Public Records Exception: F.S. 381.987 is a companion law which exempts from public record any personal identifying information in the Compassionate Use registry (exceptions are made for law enforcement and research).
Florida DOH Draft Rules: the Florida Department of Health has issued a Notice of Proposed Rule which was published in the Florida Administrative Register relative to the Compassionate Use Act. Highlights of the August 2014 Notice: $150,000 application fee and $5 million dollar performance bond for dispensing organizations; level-2 background check requirement; only five dispensing organizations divided by region; and a lottery if more than one license application is received per region. The next hearing will be held September 5, 2014, in Tallahassee.
Controlled Substances Act (CSA): under the CSA, 21 U.S.C. 801 et seq., marijuana and THC are Schedule I substances (the most restrictive). There have been a number of lawsuits dating back to the mid-1970’s regarding the DEA’s refusal to re-schedule the drug but none have prevailed. A 2005 U.S. Supreme Court case confirmed that the CSA preempts state law. In short, even if legalized at the state level, cannabis is still illegal under federal law.
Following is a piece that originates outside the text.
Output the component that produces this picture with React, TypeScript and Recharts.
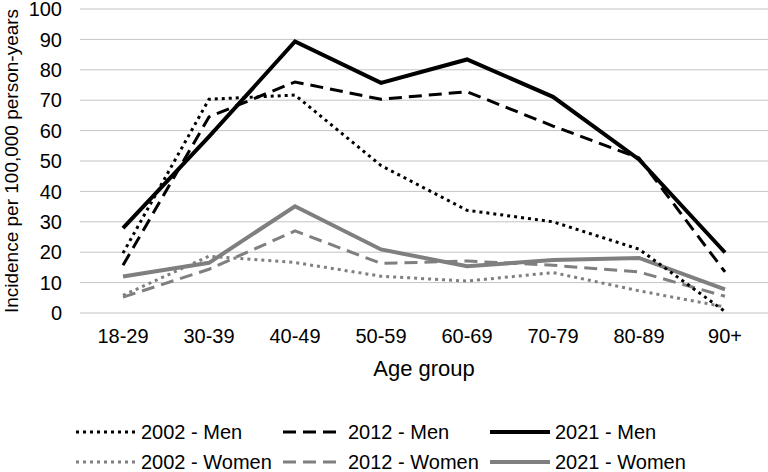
import React from 'react';
import { LineChart, Line, XAxis, YAxis, CartesianGrid, Legend } from 'recharts';

const ageGroups = ['18-29', '30-39', '40-49', '50-59', '60-69', '70-79', '80-89', '90+'];

const men2002 = [19.7, 70.3, 71.7, 48.5, 33.8, 30.0, 21.0, 0.5];
const men2012 = [15.7, 64.5, 76.0, 70.3, 72.8, 61.5, 51.0, 13.5];
const men2021 = [27.9, 58.0, 89.3, 75.7, 83.4, 71.1, 50.5, 19.9];
const women2002 = [5.8, 18.7, 16.6, 12.1, 10.5, 13.3, 7.3, 2.0];
const women2012 = [5.2, 14.4, 27.0, 16.3, 17.1, 15.7, 13.5, 5.5];
const women2021 = [12.0, 16.5, 35.1, 20.9, 15.4, 17.4, 18.1, 7.8];

const yTicks = [0, 10, 20, 30, 40, 50, 60, 70, 80, 90, 100];

const BLACK = '#000000';
const GREY = '#7f7f7f';
const FONT = '"Liberation Sans", Arial, sans-serif';

// legend order: men row first, then women
const SERIES = [
  { key: 'men2002', name: '2002 - Men', values: men2002, color: BLACK, width: 3, dash: '3 4' },
  { key: 'men2012', name: '2012 - Men', values: men2012, color: BLACK, width: 3, dash: '13 7' },
  { key: 'men2021', name: '2021 - Men', values: men2021, color: BLACK, width: 4, dash: undefined },
  { key: 'women2002', name: '2002 - Women', values: women2002, color: GREY, width: 3, dash: '3 4' },
  { key: 'women2012', name: '2012 - Women', values: women2012, color: GREY, width: 3, dash: '13 7' },
  { key: 'women2021', name: '2021 - Women', values: women2021, color: GREY, width: 4, dash: undefined },
];

const data = ageGroups.map((age, i) => {
  const row: any = { age };
  SERIES.forEach((s) => {
    row[s.key] = s.values[i];
  });
  return row;
});

const ChartLegend = () => (
  <div style={{ position: 'relative', width: 768, height: 69, fontFamily: FONT }}>
    {SERIES.map((s, i) => {
      const col = i % 3;
      const row = Math.floor(i / 3);
      return (
        <div
          key={s.key}
          style={{
            position: 'absolute',
            left: 76 + col * 207,
            top: 14 + row * 30,
            height: 30,
            display: 'flex',
            alignItems: 'center',
            whiteSpace: 'nowrap',
          }}
        >
          <svg width={60} height={10}>
            <line x1={0} y1={5} x2={60} y2={5} stroke={s.color} strokeWidth={s.width} strokeDasharray={s.dash} />
          </svg>
          <span style={{ marginLeft: 5, fontSize: 20, lineHeight: '30px', color: '#000' }}>{s.name}</span>
        </div>
      );
    })}
  </div>
);

const YTitle = (props: any) => {
  const vb = props.viewBox || { x: 0, y: 9, height: 304 };
  const cx = vb.x + 11;
  const cy = vb.y + vb.height / 2;
  return (
    <text
      x={cx}
      y={cy}
      transform={`rotate(-90 ${cx} ${cy})`}
      textAnchor="middle"
      dy="0.35em"
      fontSize={19}
      fontFamily={FONT}
      fill="#000"
    >
      Incidence per 100,000 person-years
    </text>
  );
};

export default function App() {
  return (
    <div style={{ width: 768, height: 472, fontFamily: FONT, background: '#fff' }}>
      <style>{'body{margin:0}'}</style>
      <LineChart width={768} height={472} data={data} margin={{ top: 9, right: 0, left: 0, bottom: 0 }}>
        <CartesianGrid vertical={false} stroke="#c4c4c4" />
        <XAxis
          dataKey="age"
          interval={0}
          padding={{ left: 43, right: 43 }}
          axisLine={false}
          tickLine={false}
          tickMargin={10}
          height={90}
          tick={{ fontSize: 20, fill: '#000', fontFamily: FONT }}
          label={{ value: 'Age group', position: 'insideBottom', offset: 27, fontSize: 22, fill: '#000', fontFamily: FONT }}
        />
        <YAxis
          domain={[0, 100]}
          ticks={yTicks}
          interval={0}
          axisLine={false}
          tickLine={false}
          tickMargin={12}
          width={80}
          tick={{ fontSize: 20, fill: '#000', fontFamily: FONT }}
          label={{ content: YTitle }}
        />
        {[...SERIES].reverse().map((s) => (
          <Line
            key={s.key}
            type="linear"
            dataKey={s.key}
            name={s.name}
            stroke={s.color}
            strokeWidth={s.width}
            strokeDasharray={s.dash}
            dot={false}
            activeDot={false}
            isAnimationActive={false}
          />
        ))}
        <Legend
          verticalAlign="bottom"
          content={() => <ChartLegend />}
          wrapperStyle={{ left: 0, bottom: 0, width: 768, height: 69 }}
        />
      </LineChart>
    </div>
  );
}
Cole Memos: in light of “limited prosecutorial resources” and state ballot initiatives, Deputy Attorney General Cole issued several memos updating the DOJ’s guidance to U.S. Attorneys regarding eight enforcement priorities. In very broad terms, the August 2013 memo suggested that marijuana businesses regulated under well-run state systems would not trigger the Cole Memo priorities. The February 2014 memo turned its attention to financial institutions and gave guidance about prosecuting anti-money laundering (AML) and Bank Secrecy Act (BSA) claims only when Cole Memo priorities were violated. The Cole Memos are policy guides but not law.
FinCEN Guidance: coinciding with the February 2014 Cole Memo, this Guidance sets out seven “due diligence” steps in order to clarify BSA requirements for financial institutions which provide banking services to marijuana-related businesses. While financial institutions are required to file Suspicious Activity Reports (SARs), they could file a “Marijuana Limited” SAR if the customer was regulated by state law and did not trigger Cole Memo priorities.
UF Research: in March 2014, outside counsel for the University of Florida wrote a 9-page report to the school’s president outlining that marijuana research by the school, even if legal under state law, would violate federal law and jeopardize “the University’s continued receipt of federal funds through research grants and contracts and student financial assistance programs.”